A somewhat recent and tragic subject that has become a recurring image on the modern battlefield is that of the child soldiers, often found fighting in the war torn regions of the Third World. Beasts of No Nation depicts the brutality of war through the eyes of a child soldier and it does not spare the viewers any details in revealing the true horrors of what such children are forced to experience and the atrocities they can be forced to commit.

The story follows Agu, a young boy living in an unnamed African country torn apart by a brutal Civil War. Separated from his evacuated mother and having narrowly escaped a military firing squad that claims the lives of his father and brother, Agu soon finds himself a child soldier in a militia led by a fearsome figure known only as Commandant.
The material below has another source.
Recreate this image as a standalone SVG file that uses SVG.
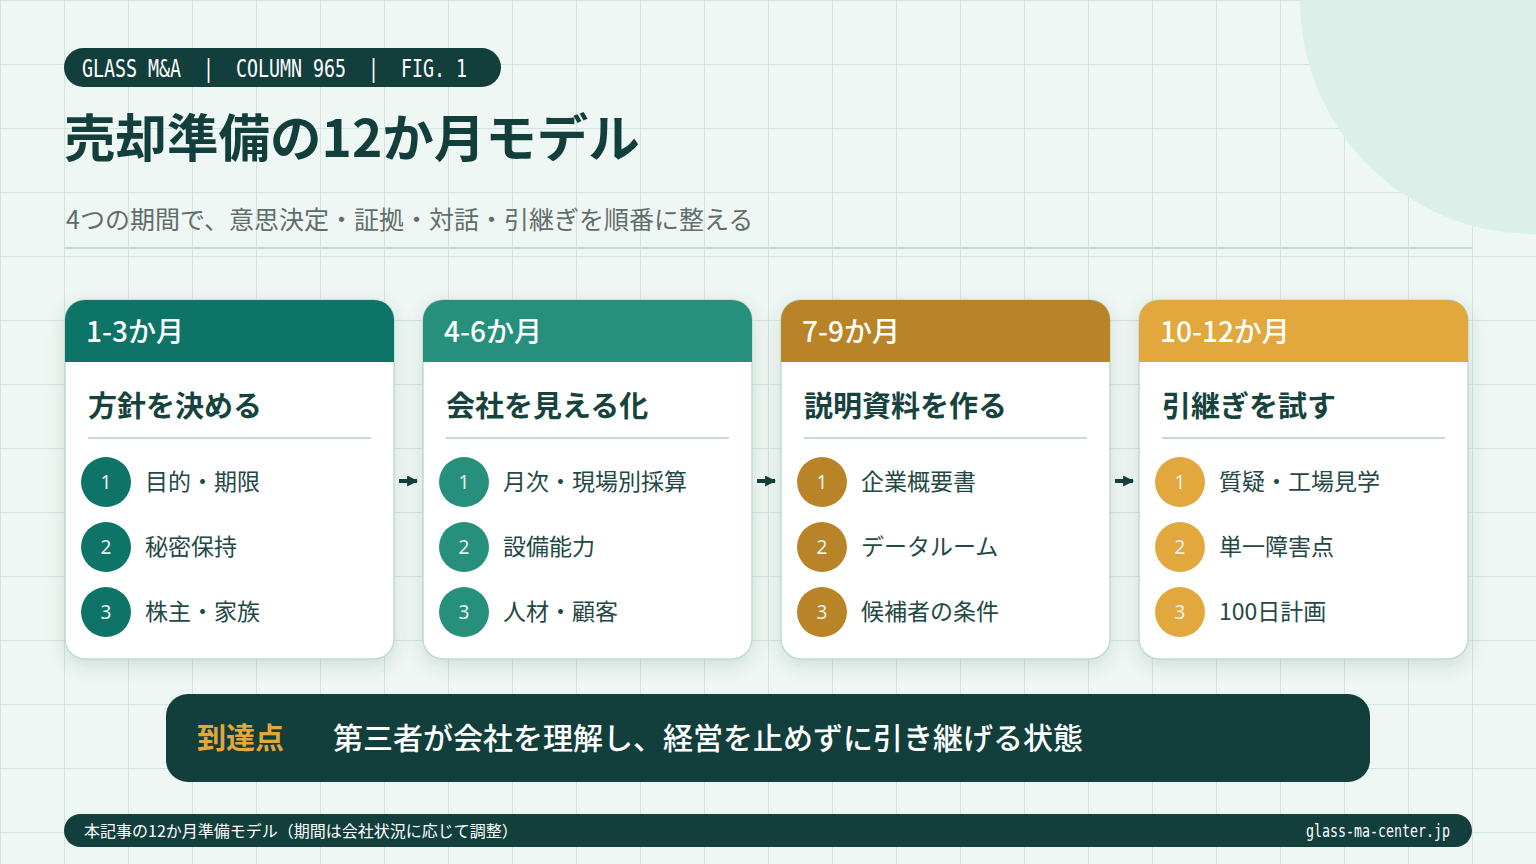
<svg xmlns="http://www.w3.org/2000/svg" width="1536" height="864" viewBox="0 0 1536 864">
<defs>
<pattern id="grid" width="64" height="64" patternUnits="userSpaceOnUse">
<path d="M0 0V64M0 0H64" fill="none" stroke="#c6e0d8" stroke-width="1.5"/>
</pattern>
<filter id="sh" x="-10%" y="-10%" width="120%" height="125%">
<feDropShadow dx="0" dy="6" stdDeviation="9" flood-color="#0f3d38" flood-opacity="0.14"/>
</filter>
<marker id="ah" viewBox="0 0 10 10" refX="9" refY="5" markerWidth="11" markerHeight="11" markerUnits="userSpaceOnUse" orient="auto">
<path d="M0 0L10 5L0 10Z" fill="#123f3c"/>
</marker>
<clipPath id="c1"><rect x="65" y="300" width="329" height="359" rx="20"/></clipPath>
<clipPath id="c2"><rect x="423" y="300" width="329" height="359" rx="20"/></clipPath>
<clipPath id="c3"><rect x="781" y="300" width="329" height="359" rx="20"/></clipPath>
<clipPath id="c4"><rect x="1139" y="300" width="329" height="359" rx="20"/></clipPath>
</defs>
<style>
.jp{font-family:"Noto Sans CJK JP","Noto Sans",sans-serif}
.mono{font-family:"DejaVu Sans Mono","Liberation Mono",monospace}
.card{fill:#ffffff;stroke:#bfdad2;stroke-width:1.5}
.hd{font-size:28px;fill:#ffffff;font-weight:500}
.ttl{font-size:29px;fill:#17433f;font-weight:700}
.div{stroke:#c5dcd6;stroke-width:2}
.num{font-size:19px;fill:#e6f3ef;text-anchor:middle;font-family:"Noto Sans","DejaVu Sans",sans-serif}
.itm{font-size:23px;fill:#244845}
.conn{stroke:#123f3c;stroke-width:4;fill:none}
</style>
<rect width="1536" height="864" fill="#eff7f4"/>
<rect width="1536" height="864" fill="url(#grid)"/>
<circle cx="1534" cy="0" r="234" fill="#dcf0ea"/>
<line x1="64" y1="248" x2="1472" y2="248" stroke="#bfdbd2" stroke-width="2"/>

<g id="header">
<rect x="64" y="48" width="437" height="39" rx="19.5" fill="#123f3c"/>
<text x="82" y="77" class="mono" fill="#ffffff" font-size="24" xml:space="preserve" textLength="385" lengthAdjust="spacingAndGlyphs">GLASS M&amp;A  |  COLUMN 965  |  FIG. 1</text>
</g>

<g id="title">
<text x="64" y="157" class="jp" font-size="51.5" font-weight="700" fill="#123f3c">売却準備の12か月モデル</text>
<text x="66" y="229" class="jp" font-size="25" fill="#5f6e6b">4つの期間で、意思決定・証拠・対話・引継ぎを順番に整える</text>
</g>

<g id="card1">
<rect x="65" y="300" width="329" height="359" rx="20" class="card" filter="url(#sh)"/>
<rect x="65" y="300" width="329" height="62" fill="#0e7468" clip-path="url(#c1)"/>
<text x="86" y="342" class="jp hd">1-3か月</text>
<text x="88" y="417" class="jp ttl">方針を決める</text>
<line x1="88" y1="438" x2="371" y2="438" class="div"/>
<circle cx="106" cy="482" r="25" fill="#0e7468"/><text x="106" y="489" class="num">1</text>
<text x="145" y="490" class="jp itm">目的・期限</text>
<circle cx="106" cy="547" r="25" fill="#0e7468"/><text x="106" y="554" class="num">2</text>
<text x="145" y="555" class="jp itm">秘密保持</text>
<circle cx="106" cy="612" r="25" fill="#0e7468"/><text x="106" y="619" class="num">3</text>
<text x="145" y="620" class="jp itm">株主・家族</text>
</g>

<g id="card2">
<rect x="423" y="300" width="329" height="359" rx="20" class="card" filter="url(#sh)"/>
<rect x="423" y="300" width="329" height="62" fill="#27907c" clip-path="url(#c2)"/>
<text x="444" y="342" class="jp hd">4-6か月</text>
<text x="446" y="417" class="jp ttl">会社を見える化</text>
<line x1="446" y1="438" x2="729" y2="438" class="div"/>
<circle cx="464" cy="482" r="25" fill="#27907c"/><text x="464" y="489" class="num">1</text>
<text x="503" y="490" class="jp itm">月次・現場別採算</text>
<circle cx="464" cy="547" r="25" fill="#27907c"/><text x="464" y="554" class="num">2</text>
<text x="503" y="555" class="jp itm">設備能力</text>
<circle cx="464" cy="612" r="25" fill="#27907c"/><text x="464" y="619" class="num">3</text>
<text x="503" y="620" class="jp itm">人材・顧客</text>
</g>

<g id="card3">
<rect x="781" y="300" width="329" height="359" rx="20" class="card" filter="url(#sh)"/>
<rect x="781" y="300" width="329" height="62" fill="#b98427" clip-path="url(#c3)"/>
<text x="802" y="342" class="jp hd">7-9か月</text>
<text x="804" y="417" class="jp ttl">説明資料を作る</text>
<line x1="804" y1="438" x2="1087" y2="438" class="div"/>
<circle cx="822" cy="482" r="25" fill="#b98427"/><text x="822" y="489" class="num">1</text>
<text x="861" y="490" class="jp itm">企業概要書</text>
<circle cx="822" cy="547" r="25" fill="#b98427"/><text x="822" y="554" class="num">2</text>
<text x="861" y="555" class="jp itm">データルーム</text>
<circle cx="822" cy="612" r="25" fill="#b98427"/><text x="822" y="619" class="num">3</text>
<text x="861" y="620" class="jp itm">候補者の条件</text>
</g>

<g id="card4">
<rect x="1139" y="300" width="329" height="359" rx="20" class="card" filter="url(#sh)"/>
<rect x="1139" y="300" width="329" height="62" fill="#e2a73d" clip-path="url(#c4)"/>
<text x="1160" y="342" class="jp hd">10-12か月</text>
<text x="1162" y="417" class="jp ttl">引継ぎを試す</text>
<line x1="1162" y1="438" x2="1445" y2="438" class="div"/>
<circle cx="1180" cy="482" r="25" fill="#e2a73d"/><text x="1180" y="489" class="num">1</text>
<text x="1219" y="490" class="jp itm">質疑・工場見学</text>
<circle cx="1180" cy="547" r="25" fill="#e2a73d"/><text x="1180" y="554" class="num">2</text>
<text x="1219" y="555" class="jp itm">単一障害点</text>
<circle cx="1180" cy="612" r="25" fill="#e2a73d"/><text x="1180" y="619" class="num">3</text>
<text x="1219" y="620" class="jp itm">100日計画</text>
</g>

<g id="connectors">
<line x1="399" y1="481" x2="417" y2="481" class="conn" marker-end="url(#ah)"/>
<line x1="757" y1="481" x2="775" y2="481" class="conn" marker-end="url(#ah)"/>
<line x1="1115" y1="481" x2="1133" y2="481" class="conn" marker-end="url(#ah)"/>
</g>

<g id="goal">
<rect x="166" y="694" width="1204" height="88" rx="22" fill="#123f3c"/>
<text x="197" y="749" class="jp" font-size="29" font-weight="700" fill="#e2a73d">到達点</text>
<text x="333" y="749" class="jp" font-size="30" font-weight="500" fill="#ffffff">第三者が会社を理解し、経営を止めずに引き継げる状態</text>
</g>

<g id="footer">
<rect x="64" y="814" width="1408" height="33" rx="16.5" fill="#123f3c"/>
<text x="84" y="837" class="jp" font-size="16" fill="#ffffff">本記事の12か月準備モデル（期間は会社状況に応じて調整）</text>
<text x="1450" y="837" class="mono" font-size="17" fill="#ffffff" text-anchor="end" textLength="144" lengthAdjust="spacingAndGlyphs">glass-ma-center.jp</text>
</g>
</svg>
With the war dragging on, Agu soon finds himself forced to commit all manner of atrocities, and struggles to retain what little of his childhood innocence remains.

Adapting the 2005 novel of the same name by Nigerian author Uzodinma Iweala, writer/director Cary Joji Fukunaga tells the story of the plight of the child soldier. The film depicts the process in which previously innocent children, playing and laughing, are moulded into dead-eyed, unflinching killers. They lose their families in the conflict that surrounds them and lacking any sort of family to guide them on the right path, they fall under the spell of local tyrants who promise them brotherhood and revenge on those who have taken their families from them.
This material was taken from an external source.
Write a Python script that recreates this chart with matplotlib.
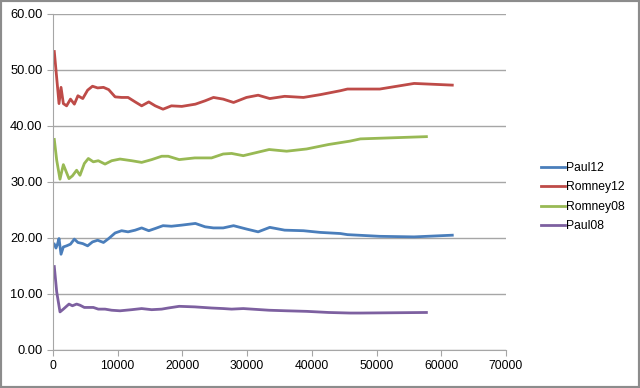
import matplotlib.pyplot as plt
from matplotlib.patches import Rectangle

plt.rcParams['font.family'] = ['Liberation Sans', 'DejaVu Sans']

# 2012 race: votes counted vs. percentage
x12 = [200, 460, 720, 930, 1240, 1600, 2100, 2700, 3300, 3850, 4600, 5350, 6100, 6900,
       7800, 8600, 9600, 10600, 11600, 12700, 13700, 14800, 15800, 17000, 18300, 19900,
       22000, 23500, 24800, 26300, 27900, 29900, 31700, 33500, 35800, 38700, 41300,
       44400, 45500, 50500, 55800, 61700]
paul12 = [18.9, 18.2, 19.0, 19.9, 17.1, 18.4, 18.6, 18.9, 19.8, 19.2, 19.0, 18.6, 19.3, 19.6,
          19.2, 19.9, 20.9, 21.3, 21.1, 21.4, 21.8, 21.3, 21.7, 22.2, 22.1, 22.3,
          22.6, 22.0, 21.8, 21.8, 22.2, 21.6, 21.1, 21.9, 21.4, 21.3, 21.0,
          20.8, 20.6, 20.3, 20.2, 20.5]
romney12 = [53.3, 50.0, 46.7, 44.0, 46.9, 44.0, 43.6, 44.8, 43.9, 45.4, 44.9, 46.4, 47.1, 46.8,
            46.9, 46.5, 45.2, 45.1, 45.1, 44.3, 43.6, 44.3, 43.6, 43.0, 43.6, 43.5,
            43.9, 44.5, 45.1, 44.8, 44.2, 45.1, 45.5, 44.9, 45.3, 45.1, 45.6,
            46.3, 46.6, 46.6, 47.6, 47.3]

# 2008 race
x08 = [200, 570, 1080, 1600, 2470, 3000, 3650, 4170, 4840, 5460, 6230, 7000, 8040, 9070,
       10350, 12160, 13700, 15250, 16800, 17800, 19500, 21900, 24500, 26300, 27600,
       29400, 33400, 36100, 39200, 42600, 45900, 47500, 57700]
romney08 = [37.6, 33.9, 30.5, 33.1, 30.6, 31.1, 32.1, 31.2, 33.3, 34.2, 33.6, 33.8, 33.2, 33.8,
            34.1, 33.8, 33.5, 34.0, 34.6, 34.6, 34.0, 34.3, 34.3, 35.0, 35.1,
            34.7, 35.8, 35.5, 35.9, 36.7, 37.3, 37.7, 38.1]
paul08 = [14.9, 10.4, 6.8, 7.3, 8.2, 7.9, 8.2, 8.0, 7.6, 7.6, 7.6, 7.3, 7.3, 7.1,
          7.0, 7.2, 7.4, 7.2, 7.3, 7.5, 7.8, 7.7, 7.5, 7.4, 7.3,
          7.4, 7.1, 7.0, 6.9, 6.7, 6.6, 6.6, 6.7]

fig = plt.figure(figsize=(6.4, 3.88), dpi=100)
ax = fig.add_axes([53 / 640, 1 - 350 / 388, 453 / 640, 336 / 388])

lw = 2.0
ax.plot(x12, paul12, color='#4A7EBB', lw=lw, solid_joinstyle='round', label='Paul12')
ax.plot(x12, romney12, color='#BE4B48', lw=lw, solid_joinstyle='round', label='Romney12')
ax.plot(x08, romney08, color='#98B954', lw=lw, solid_joinstyle='round', label='Romney08')
ax.plot(x08, paul08, color='#7D60A0', lw=lw, solid_joinstyle='round', label='Paul08')

ax.set_xlim(0, 70000)
ax.set_ylim(0, 60)
ax.set_xticks(range(0, 70001, 10000))
ax.set_yticks(range(0, 61, 10))
ax.set_yticklabels([f'{v:.2f}' for v in range(0, 61, 10)])
ax.grid(axis='y', color='#A6A6A6', lw=1)
ax.set_axisbelow(True)
for s in ['top', 'right']:
    ax.spines[s].set_visible(False)
for s in ['left', 'bottom']:
    ax.spines[s].set_color('#A6A6A6')
ax.tick_params(colors='#A6A6A6', labelcolor='black', labelsize=8.7, length=4, direction='out')
ax.tick_params(axis='y', labelsize=9.3)

ax.legend(loc='center left', bbox_to_anchor=(530 / 640, 1 - 197 / 388),
          bbox_transform=fig.transFigure, frameon=False, fontsize=8.7,
          handlelength=2.0, handletextpad=0.1, labelspacing=0.62)

fig.patches.append(Rectangle((0, 0), 1, 1, transform=fig.transFigure, fill=False,
                             edgecolor='#8C8C8C', lw=3))

fig.savefig('out.png', dpi=100)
The film does not spare us any details, depicting the brutal initiation process that young Agu undergoes, from hazing and beatings, in which those who fail are slaughtered like cattle. To the first act of murder he is forced to commit, that of a terrified innocent prisoner whose only crime is that he builds bridges. The battle sequences are horrific, depicting all manner of horrors, from the summary execution of prisoners to the capturing and raping of innocent women. The film may prove a difficult viewing experience to those who are upset by graphic depictions of conflict and in particular in the depiction of war crimes, of which there are many.
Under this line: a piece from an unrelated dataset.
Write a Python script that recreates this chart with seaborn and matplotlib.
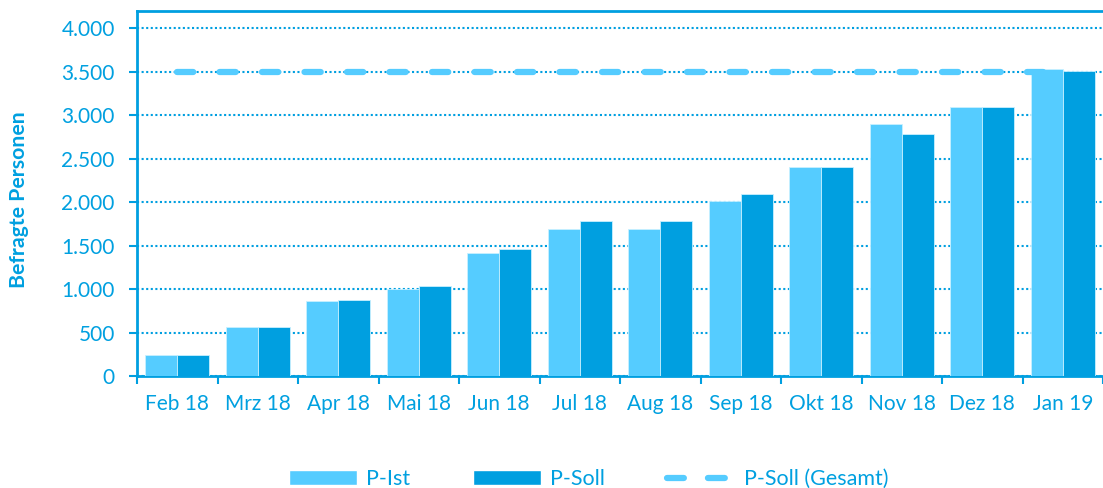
"""Befragte Personen per month: P-Ist vs. P-Soll bars plus overall target line."""

import matplotlib
matplotlib.use("Agg")
import matplotlib.pyplot as plt
import numpy as np
import pandas as pd
import seaborn as sns
from matplotlib.lines import Line2D
from matplotlib.patches import Patch
from matplotlib.ticker import FixedLocator, FuncFormatter, MultipleLocator

MONTHS = ["Feb 18", "Mrz 18", "Apr 18", "Mai 18", "Jun 18", "Jul 18",
          "Aug 18", "Sep 18", "Okt 18", "Nov 18", "Dez 18", "Jan 19"]
P_IST = [240, 560, 860, 1000, 1410, 1690, 1690, 2010, 2400, 2900, 3100, 3530]
P_SOLL = [240, 560, 880, 1040, 1460, 1780, 1780, 2100, 2400, 2780, 3100, 3510]
P_SOLL_GESAMT = [3500] * len(MONTHS)

LIGHT = "#55CCFF"
DARK = "#009FE0"
TEXT = "#00A0E0"

sns.set_theme(style="white")
plt.rcParams["font.family"] = ["Lato", "DejaVu Sans"]

df = pd.DataFrame({
    "Monat": MONTHS * 2,
    "Personen": P_IST + P_SOLL,
    "Serie": ["P-Ist"] * len(MONTHS) + ["P-Soll"] * len(MONTHS),
})

fig = plt.figure(figsize=(11.03, 4.88), dpi=100)
ax = fig.add_axes([137 / 1103, 1 - 376 / 488, 966 / 1103, 365 / 488])

sns.barplot(data=df, x="Monat", y="Personen", hue="Serie", order=MONTHS,
            palette={"P-Ist": LIGHT, "P-Soll": DARK}, saturation=1, width=0.8,
            edgecolor="#C8F0FF", linewidth=0.6, legend=False, ax=ax, zorder=3)

x = np.arange(len(MONTHS))
ax.plot(x, P_SOLL_GESAMT, color=LIGHT, lw=4.5, dashes=(2.6, 4.2),
        dash_capstyle="round", zorder=4)

ax.set_xlim(-0.5, len(MONTHS) - 0.5)
ax.set_ylim(0, 4200)
ax.yaxis.set_major_locator(FixedLocator(np.arange(0, 4001, 500)))
ax.yaxis.set_major_formatter(FuncFormatter(lambda v, _: f"{int(v):,}".replace(",", ".")))
ax.grid(axis="y", color=DARK, linestyle=(0, (1, 1.2)), lw=1.5, zorder=0)
ax.set_axisbelow(True)

# month labels centred on categories, tick marks between categories
ax.xaxis.set_major_locator(MultipleLocator(1, offset=0.5))
ax.xaxis.set_major_formatter(FuncFormatter(lambda v, _: ""))
ax.xaxis.set_minor_locator(FixedLocator(x))
ax.xaxis.set_minor_formatter(FuncFormatter(lambda v, _: MONTHS[int(round(v))]))
ax.tick_params(axis="x", which="major", length=6, width=1.5, color=DARK, direction="out")
ax.tick_params(axis="x", which="minor", length=0, pad=13, labelsize=15, labelcolor=TEXT)
ax.tick_params(axis="y", length=6, width=1.5, color=DARK, direction="out",
               pad=10, labelsize=15, labelcolor=TEXT)
ax.tick_params(left=True, bottom=True)

for side in ["left", "top", "bottom"]:
    ax.spines[side].set_color(DARK)
    ax.spines[side].set_linewidth(2)
ax.spines["right"].set_visible(False)

ax.set_xlabel("")
ax.set_ylabel("Befragte Personen", color=TEXT, fontsize=15.3, fontweight="bold")
ax.yaxis.set_label_coords(-0.112, 0.482)

handles = [
    Patch(facecolor=LIGHT, label="P-Ist"),
    Patch(facecolor=DARK, label="P-Soll"),
    Line2D([], [], color=LIGHT, lw=4.5, dashes=(2.7, 3.85), dash_capstyle="round",
           label="P-Soll (Gesamt)"),
]
leg = fig.legend(handles=handles, loc="center", bbox_to_anchor=(589 / 1103, 1 - 479 / 488),
                 ncol=3, frameon=False, fontsize=15.5, handlelength=3.16, handleheight=0.65,
                 columnspacing=2.9, handletextpad=0.42)
for t in leg.get_texts():
    t.set_color(TEXT)

fig.savefig("out.png", dpi=100)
The character of Agu is truly a heartbreaking character and would be immensely difficult for any young actor to take on. Thankfully newcomer Abraham Attah is up to the task of tackling such a delicate role. Attah delivers a performance that perfectly captures the multitude of changes and emotions that afflict young Agu as he undergoes the transformation from a mischievous but good natured boy, into a battle hardened killer who is fanatically loyal to the cause that is given to him and eager to seek vengeance on those who he perceives have wronged him and his fellow soldiers.

Idris Elba’s role of Commandant is a truly fearsome creation. Commandant is many things, a murderer, a rapist and all round a monster in human form. However while depicting all the quirks of such an evil individual, the lust for power and the lust for blood, Elba manages to imbue the character with an air of charisma and, dare I say it, warmth, giving the character the air of a father figure. This fatherly performance serves to highlight to the viewer how such a despicable individual is able to command such fanatical loyalty from his motley battalion of children. I would rank this performance as arguably the best of Elba’s career thus far, and would not be surprised if he was received an Oscar nomination for this truly brilliant performance.

Beasts of No Nation is a brutal viewing experience, but I feel that this brutality is what makes the film work. The subject matter does not deserve an easy viewing experience, as it brings awareness to a subject matter that we have read about all too often in books and newspapers, it is a travesty that children are forced to take part in the wars of adults; wars in which they have no business fighting in.

The film brilliantly manages to capture the unflinching nature of a child soldier, with some truly standout sequences, in particular one scene in which, following the use of hallucinatory drugs, Agu witnesses the lush greens of the long grass turn red as he charges into battle.

With a truly astonishing debut performance from Attah and a monstrous turn from Elba, Beasts of No Nation manages to bring to the screen the full horror of what child soldiers are forced to do, and sheds light on this tragic subject that has for too long been left in the dark when it comes to screen depictions of war.